For some Arkansas growers, rain is still a four-letter word
Much of Arkansas received a quarter of an inch of rain or more between Friday and Monday, with some spots receiving up to 6 to 8 inches, according to maps from National Weather Service.
“Between Friday evening and Monday morning, we did receive at least 4 inches of rain,” said Herb Ginn, Lawrence County Extension staff chair for the University of Arkansas Division of Agriculture, adding that another half-inch fell with a storm Monday afternoon. “A little rain would have been okay, but 4 inches was way too much.

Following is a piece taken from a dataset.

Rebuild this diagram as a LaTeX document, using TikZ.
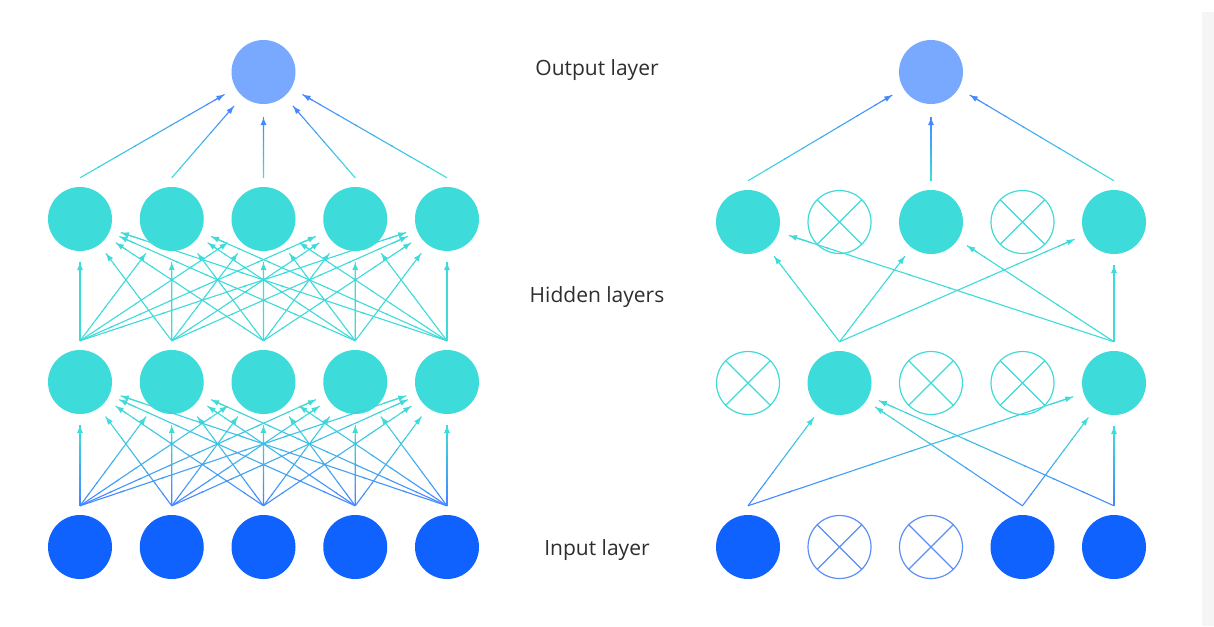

“Many fields have standing water on them and farmers are trying to get the water off the fields. Needless to say, field operations have again come to a halt. The remainder of the week looks very wet which will further prevent planting.”

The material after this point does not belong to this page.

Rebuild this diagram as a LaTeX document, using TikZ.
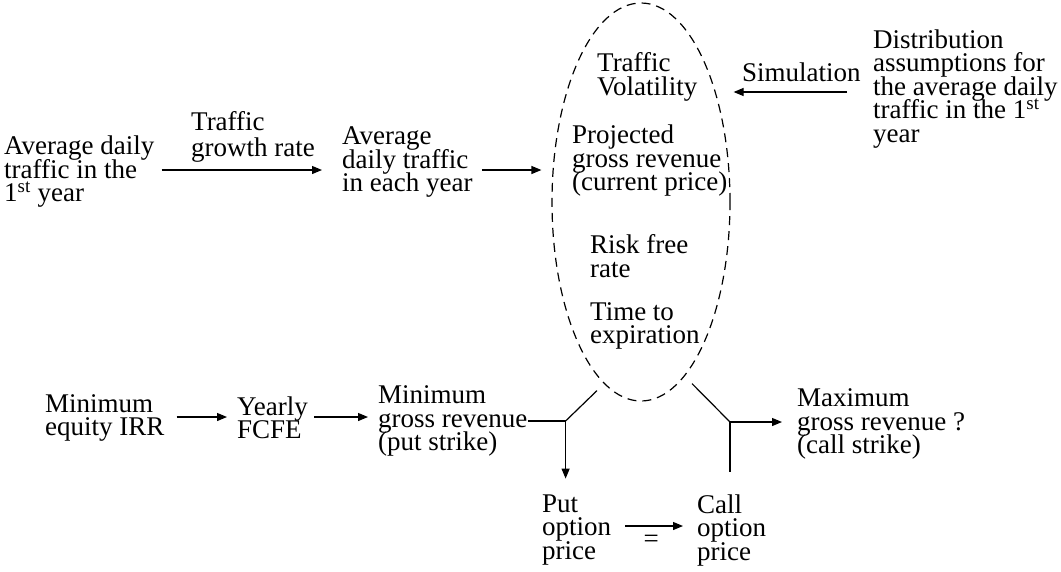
\documentclass[tikz,border=0pt]{standalone}
\usepackage{fontspec}
\setmainfont{Liberation Serif}
\usetikzlibrary{arrows.meta,shapes.geometric,calc}
\begin{document}
\begin{tikzpicture}[x=1pt,y=-1pt,
  txt/.style={font={\fontsize{27}{23.5}\selectfont\lineskiplimit=-50pt\lineskip=0pt}, align=left, inner sep=0pt, anchor=west},
  ln/.style={line width=1.2pt},
  arr/.style={ln,-{Triangle[length=10pt,width=8pt]}},
  dsh/.style={draw, ln, dash pattern=on 9pt off 6pt, ellipse, inner sep=0pt}]
\useasboundingbox (0,0) rectangle (1061,571);

\node[txt] (adt1) at (4,172) {Average daily\\traffic in the\\1\textsuperscript{st} year};
\node[txt, font={\fontsize{27}{26}\selectfont}] (gr) at (191,137) {Traffic\\growth rate};
\node[txt] (adt) at (342,162) {Average\\daily traffic\\in each year};
\node[dsh, minimum width=178pt, minimum height=398pt] (ell) at (641,202) {};
\node[txt] (vol) at (597,77) {Traffic\\Volatility};
\node[txt] (proj) at (572,161) {Projected\\gross revenue\\(current price)};
\node[txt] (rf) at (590,256) {Risk free\\rate};
\node[txt] (tte) at (590,326) {Time to\\expiration};
\node[txt] (sim) at (742,72) {Simulation};
\node[txt] (dist) at (873,89) {Distribution\\assumptions for\\the average daily\\traffic in the 1\textsuperscript{st}\\year};

\node[txt] (irr) at (45,418) {Minimum\\equity IRR};
\node[txt] (fcfe) at (237,418) {Yearly\\FCFE};
\node[txt] (minr) at (378,421) {Minimum\\gross revenue\\(put strike)};
\node[txt] (maxr) at (797,424) {Maximum\\gross revenue ?\\(call strike)};
\node[txt] (put) at (542,530) {Put\\option\\price};
\node[txt] (call) at (697,530) {Call\\option\\price};

\draw[arr] ($(adt1.east)+(7,-2)$) -- ($(adt.west)+(-20,8)$);
\draw[arr] ($(adt.east)+(9,8)$) -- ($(ell.west)+(-10,-32)$);
\draw[arr] ($(dist.west)+(-26,3)$) -- ($(ell.east)+(3,-110)$);
\draw[arr] ($(irr.east)+(12,-1)$) -- ($(fcfe.west)+(-10,-1)$);
\draw[arr] ($(fcfe.east)+(6,-1)$) -- ($(minr.west)+(-10,-4)$);

\coordinate (j1) at ($(minr.east)+(38,0)$);
\draw[ln] (minr.east) -- (j1);
\draw[ln] (j1) -- ($(ell.south)+(-44,-11)$);
\draw[arr] (j1) -- ($(j1 |- put.north)+(0,-16)$);

\coordinate (j2) at ($(maxr.west)+(-67,-2)$);
\draw[ln] ($(ell.south)+(51,-18)$) -- (j2);
\draw[arr] (j2) -- ($(maxr.west)+(-15,-2)$);
\draw[ln] (j2) -- ($(j2 |- call.north)+(0,-22)$);

\draw[arr] ($(put.east)+(14,-4)$) -- node[txt, anchor=center, pos=0.45, yshift=-15pt] (eq) {=} ($(call.west)+(-14,-4)$);
\end{tikzpicture}
\end{document}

In Prairie County, still recovering from the White River‘s rampage, the rain was a blessing.
“Since Friday, rainfall amounts range from 1.5 to 3 inches,” said Brent Griffin, Prairie County Extension staff chair. “Overall, it was a good general rain, with damage limited to a few limbs blown off.
“Rainfall and warm temperatures really helped to get the corn and rice back growing. Soybean planting will begin in earnest along with pre-flood nitrogen being applied to rice when soil dries. Not too many washed out rice levees this time.”

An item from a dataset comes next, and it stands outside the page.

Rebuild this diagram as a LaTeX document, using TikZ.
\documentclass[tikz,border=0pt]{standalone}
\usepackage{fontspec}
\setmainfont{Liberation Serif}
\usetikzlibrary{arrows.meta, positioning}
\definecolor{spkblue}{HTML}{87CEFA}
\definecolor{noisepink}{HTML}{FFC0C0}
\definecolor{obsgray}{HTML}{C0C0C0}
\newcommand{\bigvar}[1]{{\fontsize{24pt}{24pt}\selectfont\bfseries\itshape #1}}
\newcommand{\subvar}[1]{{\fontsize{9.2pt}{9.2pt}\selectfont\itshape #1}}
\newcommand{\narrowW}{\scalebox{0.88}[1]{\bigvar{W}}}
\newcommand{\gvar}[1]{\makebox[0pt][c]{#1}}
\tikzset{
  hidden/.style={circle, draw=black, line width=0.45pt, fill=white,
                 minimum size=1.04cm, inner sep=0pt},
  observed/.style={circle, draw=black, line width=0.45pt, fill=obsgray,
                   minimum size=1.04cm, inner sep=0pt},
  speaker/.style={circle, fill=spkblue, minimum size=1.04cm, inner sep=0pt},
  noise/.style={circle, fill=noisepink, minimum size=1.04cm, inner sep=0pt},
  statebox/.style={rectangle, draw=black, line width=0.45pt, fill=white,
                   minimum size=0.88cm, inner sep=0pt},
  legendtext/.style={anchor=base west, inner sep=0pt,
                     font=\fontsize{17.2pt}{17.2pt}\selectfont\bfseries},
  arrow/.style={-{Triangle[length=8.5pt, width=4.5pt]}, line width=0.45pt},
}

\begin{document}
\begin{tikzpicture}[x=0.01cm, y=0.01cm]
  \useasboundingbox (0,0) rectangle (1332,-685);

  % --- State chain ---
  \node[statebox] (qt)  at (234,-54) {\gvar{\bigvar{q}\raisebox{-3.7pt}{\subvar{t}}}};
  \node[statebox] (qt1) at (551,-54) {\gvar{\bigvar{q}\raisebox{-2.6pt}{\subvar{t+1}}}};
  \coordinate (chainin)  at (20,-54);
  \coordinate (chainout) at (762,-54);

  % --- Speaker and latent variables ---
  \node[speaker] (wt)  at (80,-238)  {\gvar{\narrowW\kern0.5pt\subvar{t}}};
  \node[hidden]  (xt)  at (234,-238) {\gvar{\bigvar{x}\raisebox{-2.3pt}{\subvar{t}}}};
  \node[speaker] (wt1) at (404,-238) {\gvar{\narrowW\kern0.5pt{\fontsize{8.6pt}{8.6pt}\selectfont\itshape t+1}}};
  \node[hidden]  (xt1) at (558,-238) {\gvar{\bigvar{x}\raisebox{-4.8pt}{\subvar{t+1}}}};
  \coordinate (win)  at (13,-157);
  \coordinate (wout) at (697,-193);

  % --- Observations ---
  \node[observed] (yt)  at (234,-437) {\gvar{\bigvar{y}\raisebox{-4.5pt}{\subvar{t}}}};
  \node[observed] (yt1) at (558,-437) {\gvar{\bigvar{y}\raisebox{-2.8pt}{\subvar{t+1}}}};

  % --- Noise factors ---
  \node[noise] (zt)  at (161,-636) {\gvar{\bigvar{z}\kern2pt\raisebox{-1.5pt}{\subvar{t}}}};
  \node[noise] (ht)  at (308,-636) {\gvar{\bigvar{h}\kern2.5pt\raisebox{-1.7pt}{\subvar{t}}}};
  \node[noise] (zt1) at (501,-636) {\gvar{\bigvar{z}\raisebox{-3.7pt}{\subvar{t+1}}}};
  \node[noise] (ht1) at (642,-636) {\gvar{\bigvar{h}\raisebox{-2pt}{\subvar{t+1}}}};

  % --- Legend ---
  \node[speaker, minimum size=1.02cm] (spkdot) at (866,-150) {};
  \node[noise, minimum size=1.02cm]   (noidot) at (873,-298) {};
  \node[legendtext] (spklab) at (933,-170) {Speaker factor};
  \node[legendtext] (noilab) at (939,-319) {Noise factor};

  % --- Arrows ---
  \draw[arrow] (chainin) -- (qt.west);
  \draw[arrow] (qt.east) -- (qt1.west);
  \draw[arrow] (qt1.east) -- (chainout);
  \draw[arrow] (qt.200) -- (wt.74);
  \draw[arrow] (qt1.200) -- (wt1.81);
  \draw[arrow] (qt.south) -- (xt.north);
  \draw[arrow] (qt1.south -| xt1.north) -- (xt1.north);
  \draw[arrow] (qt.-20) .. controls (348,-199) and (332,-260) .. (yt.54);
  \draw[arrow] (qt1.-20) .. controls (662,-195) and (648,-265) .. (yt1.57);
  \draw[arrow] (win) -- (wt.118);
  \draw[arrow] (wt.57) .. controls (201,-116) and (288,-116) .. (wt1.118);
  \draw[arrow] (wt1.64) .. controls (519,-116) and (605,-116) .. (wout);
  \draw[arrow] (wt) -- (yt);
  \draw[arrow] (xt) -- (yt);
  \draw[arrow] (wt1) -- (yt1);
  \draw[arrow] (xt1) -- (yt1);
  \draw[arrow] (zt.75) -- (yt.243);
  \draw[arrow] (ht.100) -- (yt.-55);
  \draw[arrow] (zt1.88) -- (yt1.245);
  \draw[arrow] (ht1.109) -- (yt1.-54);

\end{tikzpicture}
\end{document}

Still, growers made progress in planting for the week that ended Sunday, according to the report issued Monday by the National Agricultural Statistics Service.
Soybeans were still crawling, with 39 percent planted, up from 32 percent the previous week. Last year, 54 percent had been planted at the same time. Winter wheat harvest began with 2 percent of the crop harvested.
In other crops:
- Corn -- 99 percent planted, compared with 94 percent last week.
- Cotton -- 80 percent planted, compared with 47 percent last week.
- Rice – 84 percent planted, up from 63 percent last week.
- Sorghum – 89 percent planted, up from 74 percent last week.